Knight Frank Thailand has released its highlights on investing in property in Thai resort areas, including Phuket, Hua Hin and Pattaya.

“Investment in property in Thailand’s popular resort areas continues to attract interest from local and foreign buyers,” says Ms Risinee Sarikaputra, research and consultancy director of Knight Frank Thailand.

“While such activity has slowed, each of these markets retains specific attributes that continue to drive sales and new project developments.”

The report has this to say of Phuket: “The Phuket condominium market has transformed itself to accommodate the change in buyers’ preferences, as well as reflect the scarcity of land.

“Before 2008, the condominium supply in Phuket tended to include larger sized units of over 100 square metres – 84 per cent of supply were units larger than 70sqm and only 16pc of the supply were units smaller than that.

“From 2008 to 2014, 82pc of the total supply included units smaller than 70sqm, with 18pc of units being larger than 70sqm.

Units smaller than 40sqm could be sold only when they were priced below B5 million. This represented the shift in buyers’ intention from self-occupancy to pure investment purposes.

Ms Risinee explained, predictably, “For investing in Phuket condominiums, a good area would be the west coast of Phuket, from Mai Khao to Rawai beach.

“The compact one-bedroom unit has investment potential; however, the two-bedroom seaview units, from 71 to 99 sqm, would be even better due to the scarcity of such units.”

From 2007 to 2014, the report noted, the compound annual growth rate in value of a seaview unit in Phuket was 5.2pc.

As for stand-alone homes, Ms Risinee said, “Phuket continues to attract its fair share of extremely wealthy foreigners and property investors, but the number of foreigners willing to spend B100 million or more for a luxury villa has been dwindling.”

“This year, Phuket has been attracting more mass-market travellers, notably Asian and Chinese nationals whose numbers help offset the drop in jetsetters.

“Villas were still selling, but the number was more modest, though still priced beyond the means of most buyers.

“Previously, the demand on the island was for large lifestyle villas, with usable areas of at least 1,600sqm and a price point of B100 million or more.

“But lately, demand was highest for villas priced below B20 million, with 690 out of 950 available units, or 72.6pc, sold in this price range.

“Most villas in this range have two to three bedrooms, with usable area of 200 to 300sqm, located on small plots of 50 to 70 square wah.

The small one-bedroom performed reasonably well, the report said, but less well than the more sizeable homes.

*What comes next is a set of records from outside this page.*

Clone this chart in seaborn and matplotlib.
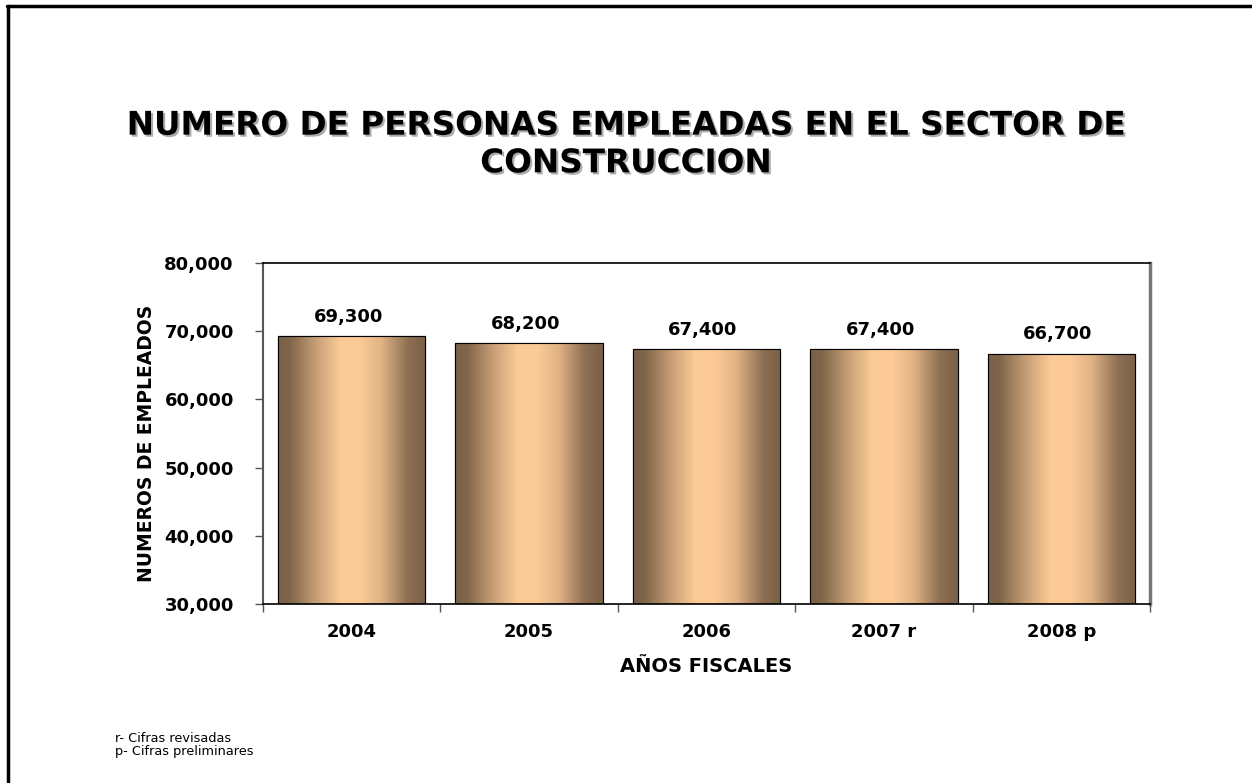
import numpy as np
import pandas as pd
import matplotlib
matplotlib.use("Agg")
import matplotlib.pyplot as plt
import matplotlib.patheffects as pe
from matplotlib.colors import LinearSegmentedColormap
from matplotlib.ticker import FuncFormatter, FixedLocator
import seaborn as sns

# data
years = ["2004", "2005", "2006", "2007 r", "2008 p"]
employees = [69300, 68200, 67400, 67400, 66700]
y_ticks = [30000, 40000, 50000, 60000, 70000, 80000]

title = "NUMERO DE PERSONAS EMPLEADAS EN EL SECTOR DE\nCONSTRUCCION"
notes = "r- Cifras revisadas\np- Cifras preliminares"

df = pd.DataFrame({"year": years, "employees": employees})

sns.set_theme(style="white")
plt.rcParams["font.family"] = ["DejaVu Sans"]
plt.rcParams["text.color"] = "black"
plt.rcParams["axes.labelcolor"] = "black"

fig = plt.figure(figsize=(12.52, 7.83), dpi=100)
ax = fig.add_axes([263 / 1252, 1 - 604 / 783, 887 / 1252, 341 / 783])

sns.barplot(data=df, x="year", y="employees", ax=ax, width=0.83,
            color="#fccb96", edgecolor="black", linewidth=0.8, zorder=2)

# metallic gradient across each bar
grad_cmap = LinearSegmentedColormap.from_list("bronze", [
    (0.0, "#7a6048"), (0.08, "#80654a"), (0.25, "#c49c74"),
    (0.42, "#fbca96"), (0.55, "#fdcb97"), (0.7, "#e0b385"),
    (0.88, "#8d6f53"), (1.0, "#7a6048")])
grad = np.linspace(0, 1, 256).reshape(1, -1)
for bar in ax.patches:
    x0, w = bar.get_x(), bar.get_width()
    y0, h = bar.get_y(), bar.get_height()
    img = ax.imshow(grad, cmap=grad_cmap, aspect="auto", zorder=2.5,
                    extent=[x0, x0 + w, 30000, y0 + h], interpolation="bicubic")
    img.set_clip_path(bar)
    ax.add_patch(plt.Rectangle((x0, 30000), w, y0 + h - 30000, fill=False,
                               edgecolor="black", linewidth=0.8, zorder=3))

ax.set_ylim(30000, 80000)
ax.set_xlim(-0.5, len(years) - 0.5)
ax.yaxis.set_major_locator(FixedLocator(y_ticks))
ax.yaxis.set_major_formatter(FuncFormatter(lambda v, p: f"{int(v):,}"))

for i, v in enumerate(employees):
    ax.text(i - 0.02, v + 1500, f"{v:,}", ha="center", va="bottom",
            fontsize=13, fontweight="bold", color="black")

ax.set_xlabel("AÑOS FISCALES", fontsize=14, fontweight="bold", labelpad=11)
ax.set_ylabel("NUMEROS DE EMPLEADOS", fontsize=13.5, fontweight="bold")
ax.yaxis.set_label_coords(-0.121, 0.47)

ax.tick_params(axis="y", which="major", direction="out", length=6, width=1,
               color="#555555", labelcolor="black", labelsize=13, pad=15, left=True)
ax.tick_params(axis="x", which="major", length=0, labelsize=13,
               labelcolor="black", pad=14)
ax.set_xticks(np.arange(-0.5, len(years)), minor=True)
ax.tick_params(axis="x", which="minor", direction="out", length=6, width=1,
               color="#555555", bottom=True)
for lab in ax.get_xticklabels() + ax.get_yticklabels():
    lab.set_fontweight("bold")

for side in ["top", "bottom"]:
    ax.spines[side].set_color("black")
    ax.spines[side].set_linewidth(1.2)
ax.spines["left"].set_color("#555555")
ax.spines["left"].set_linewidth(1.5)
ax.spines["right"].set_color("#777777")
ax.spines["right"].set_linewidth(2.5)

fig.text(0.5, 1 - 144 / 783, title, ha="center", va="center", fontsize=23.5,
         fontweight="bold", linespacing=1.18, color="black",
         path_effects=[pe.withSimplePatchShadow(offset=(1.5, -1.5),
                                                shadow_rgbFace="#888888", alpha=0.7)])

fig.text(115 / 1252, 1 - 745 / 783, notes, ha="left", va="center", fontsize=9.3,
         linespacing=1.05, color="black")

# page frame (only top and left edges visible)
fig.add_artist(plt.Line2D([7 / 1252, 1], [1 - 6 / 783, 1 - 6 / 783],
                          color="black", linewidth=2.5, transform=fig.transFigure))
fig.add_artist(plt.Line2D([8 / 1252, 8 / 1252], [0, 1 - 6 / 783],
                          color="black", linewidth=2.5, transform=fig.transFigure))

fig.savefig("out.png", dpi=100, facecolor="white")
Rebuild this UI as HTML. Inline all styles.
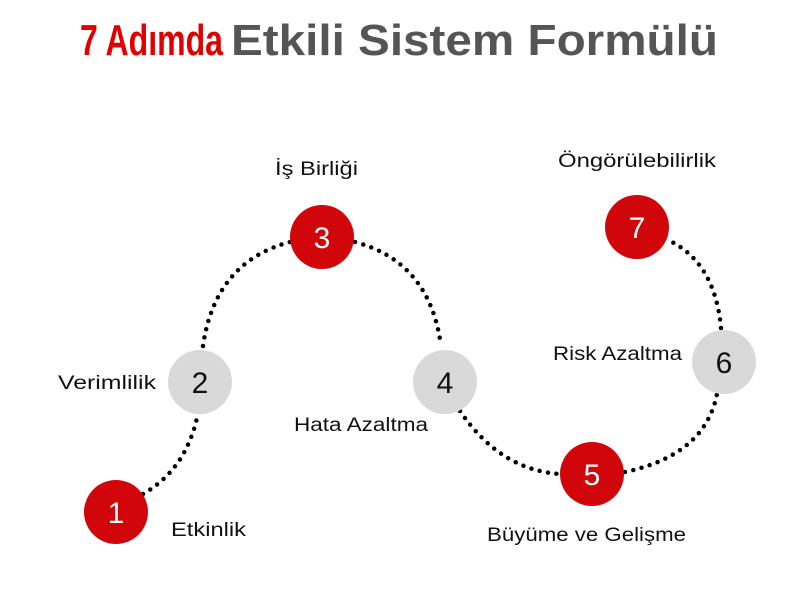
<!DOCTYPE html>
<html><head><meta charset="utf-8"><style>
html,body{margin:0;padding:0;background:#fff;}
svg{display:block;}
text{font-family:"Liberation Sans",sans-serif;}
</style></head><body>
<svg width="800" height="609" viewBox="0 0 800 609" xmlns="http://www.w3.org/2000/svg">
<text x="80" y="55" font-size="44" font-weight="bold" fill="#e00000" textLength="143" lengthAdjust="spacingAndGlyphs">7 Adımda</text>
<text x="231" y="55" font-size="44" font-weight="bold" fill="#555555" textLength="487" lengthAdjust="spacingAndGlyphs">Etkili Sistem Formülü</text>
<g fill="none" stroke="#000" stroke-width="4.5" stroke-linecap="round" stroke-dasharray="0 8.5">
<path d="M143,494 Q185,470 197,418"/>
<path d="M203,346 Q215,262 290,242"/>
<path d="M355,242 Q430,262 441,346"/>
<path d="M460,411 Q500,470 560,474"/>
<path d="M625,472 Q705,455 717,394"/>
<path d="M721,328 Q715,262 668,240"/>
</g>
<circle cx="116" cy="512" r="32" fill="#d0060a"/>
<circle cx="200" cy="382" r="32" fill="#d9d9d9"/>
<circle cx="322" cy="237" r="32" fill="#d0060a"/>
<circle cx="445" cy="382" r="32" fill="#d9d9d9"/>
<circle cx="592" cy="474" r="32" fill="#d0060a"/>
<circle cx="724" cy="362" r="32" fill="#d9d9d9"/>
<circle cx="637" cy="227" r="32" fill="#d0060a"/>
<g font-size="30" text-anchor="middle">
<text x="116" y="523" fill="#fff">1</text>
<text x="200" y="393" fill="#111">2</text>
<text x="322" y="248" fill="#fff">3</text>
<text x="445" y="393" fill="#111">4</text>
<text x="592" y="485" fill="#fff">5</text>
<text x="724" y="373" fill="#111">6</text>
<text x="637" y="238" fill="#fff">7</text>
</g>
<g font-size="19" fill="#111">
<text x="171" y="536" textLength="75" lengthAdjust="spacingAndGlyphs">Etkinlik</text>
<text x="58" y="389" textLength="98" lengthAdjust="spacingAndGlyphs">Verimlilik</text>
<text x="275" y="175" textLength="83" lengthAdjust="spacingAndGlyphs">İş Birliği</text>
<text x="294" y="431" textLength="134" lengthAdjust="spacingAndGlyphs">Hata Azaltma</text>
<text x="487" y="541" textLength="199" lengthAdjust="spacingAndGlyphs">Büyüme ve Gelişme</text>
<text x="553" y="360" textLength="129" lengthAdjust="spacingAndGlyphs">Risk Azaltma</text>
<text x="558" y="167" textLength="158" lengthAdjust="spacingAndGlyphs">Öngörülebilirlik</text>
</g>
</svg>
</body></html>
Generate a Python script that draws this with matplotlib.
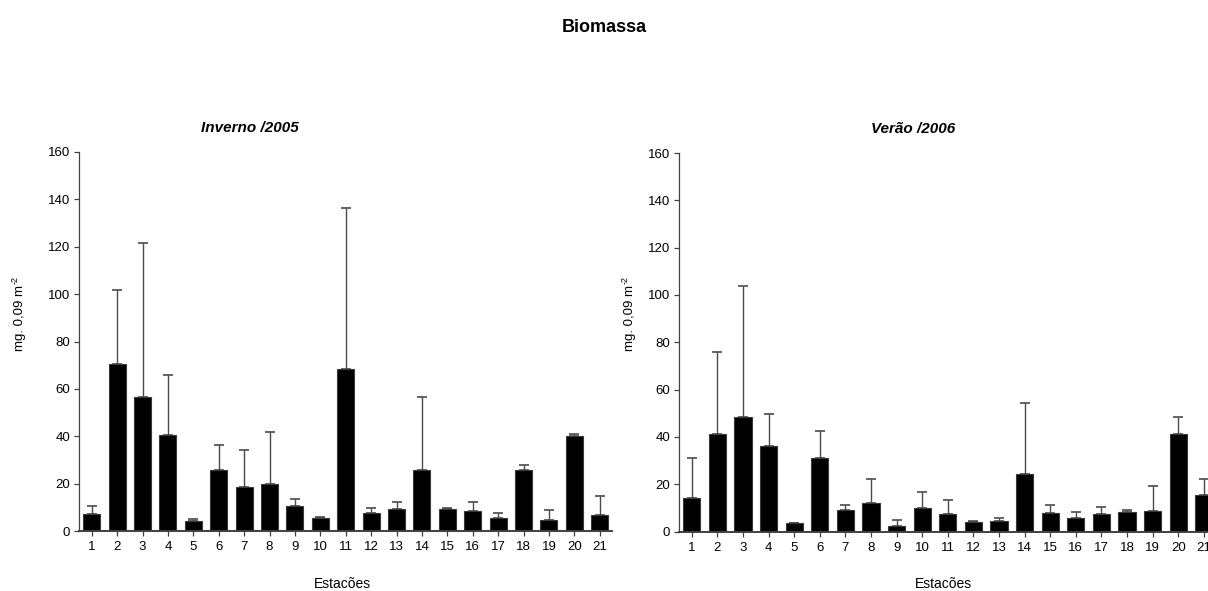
import numpy as np
import matplotlib
matplotlib.use("Agg")
import matplotlib.pyplot as plt

plt.rcParams['font.family'] = ['Liberation Sans', 'DejaVu Sans']

estacoes = list(range(1, 22))

# Inverno /2005: mean biomass and upper deviation top
inverno = [7.2, 70.7, 56.7, 40.6, 4.2, 25.7, 18.6, 19.8, 10.4, 5.6, 68.3,
           7.6, 9.3, 25.7, 9.4, 8.3, 5.5, 25.7, 4.6, 40.2, 6.6]
inverno_top = [10.4, 101.8, 121.5, 65.8, 4.9, 36.1, 34.4, 41.6, 13.6, 6.0, 136.4,
               9.6, 12.2, 56.4, 9.5, 12.1, 7.5, 27.8, 8.7, 40.8, 14.9]

# Verão /2006
verao = [14.1, 41.3, 48.5, 36.2, 3.4, 31.2, 9.2, 12.0, 2.5, 9.9, 7.6,
         4.2, 4.5, 24.4, 7.9, 5.6, 7.2, 8.3, 8.7, 41.3, 15.5]
verao_top = [31.2, 76.0, 103.7, 49.8, 3.5, 42.6, 11.3, 22.4, 4.8, 16.8, 13.5,
             4.4, 5.9, 54.3, 11.1, 8.2, 10.3, 9.0, 19.2, 48.6, 22.0]

W, H = 1208, 591
fig = plt.figure(figsize=(W / 100, H / 100), dpi=100)


def painel(rect, vals, tops, titulo, title_x):
    ax = fig.add_axes(rect)
    x = np.array(estacoes)
    vals = np.array(vals)
    err = np.array(tops) - vals
    ax.bar(x, vals, width=0.67, color='black', edgecolor='#3a3a3a', linewidth=0.8, zorder=2)
    ax.errorbar(x, vals, yerr=[np.zeros_like(err), err], fmt='none', ecolor='#4a4a4a',
                elinewidth=1.0, capsize=3.8, capthick=1.2, zorder=1)
    ax.set_xlim(0.5, 21.5)
    ax.set_ylim(0, 160)
    ax.set_yticks(range(0, 161, 20))
    ax.set_xticks(x)
    ax.set_xticklabels([str(e) for e in estacoes])
    for s in ['top', 'right']:
        ax.spines[s].set_visible(False)
    ax.spines['left'].set_color('#404040')
    ax.spines['left'].set_linewidth(0.9)
    ax.spines['bottom'].set_color('#404040')
    ax.spines['bottom'].set_linewidth(1.4)
    ax.tick_params(axis='both', direction='out', length=3.5, width=0.9, color='#404040',
                   labelsize=9.5, pad=4)
    ax.tick_params(axis='y', pad=3)
    ax.set_title(titulo, x=title_x, y=1.03, fontsize=11, fontweight='bold', fontstyle='italic')
    return ax


ax1 = painel([79 / W, 1 - 531 / H, 533.4 / W, 379 / H], inverno, inverno_top, 'Inverno /2005', 0.32)
ax2 = painel([679 / W, 1 - 531.5 / H, 537.6 / W, 378.5 / H], verao, verao_top, 'Verão /2006', 0.435)

# y label with a small "-2" exponent set beside the unit
for xpix in (20, 630):
    t = fig.text(xpix / W, 1 - 318 / H, 'mg. 0,09 m', rotation=90, ha='center', va='center',
                 fontsize=9.5)
    ax1.annotate('-2', xy=(0, 1), xycoords=t, xytext=(-2.5, 1), textcoords='offset points',
                 rotation=90, fontsize=6.5, ha='left', va='bottom', annotation_clip=False)

fig.text(342 / W, 1 - 584 / H, 'Estacões', ha='center', va='center', fontsize=10)
fig.text(943 / W, 1 - 584 / H, 'Estacões', ha='center', va='center', fontsize=10)

fig.text(0.5, 1 - 27 / H, 'Biomassa', ha='center', va='center', fontsize=13, fontweight='bold')

fig.savefig('out.png', dpi=100)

The overall take-up rate for the entire market continued to improve – with 78.7pc for the first three quarters of 2014.

The report zoomed in on Patong and Bang Tao as the most interesting locations for investing along the western coast.

“The Bang Tao area was first developed with the Laguna project. Since the inception of Laguna, several high-end projects came on the market, followed recently by more middle-market developments and economy villa projects.

“The Laguna area remains a very sought-after part of the island due to the range of facilities in the area and its proximity to the airport. There are also international hotel-branded villa projects, including Banyan Tree and Dusit,” said Ms Risinee.

The selling price of villas managed by Banyan Tree ranged from B59 to B125 million a unit, whereas the villas managed by Dusit were priced lower, at around B34 million.

She added, “Ideally, though the villas do not have seaviews, the distance to the beach should be short. The surrounding environment of the villa project should be tranquil.”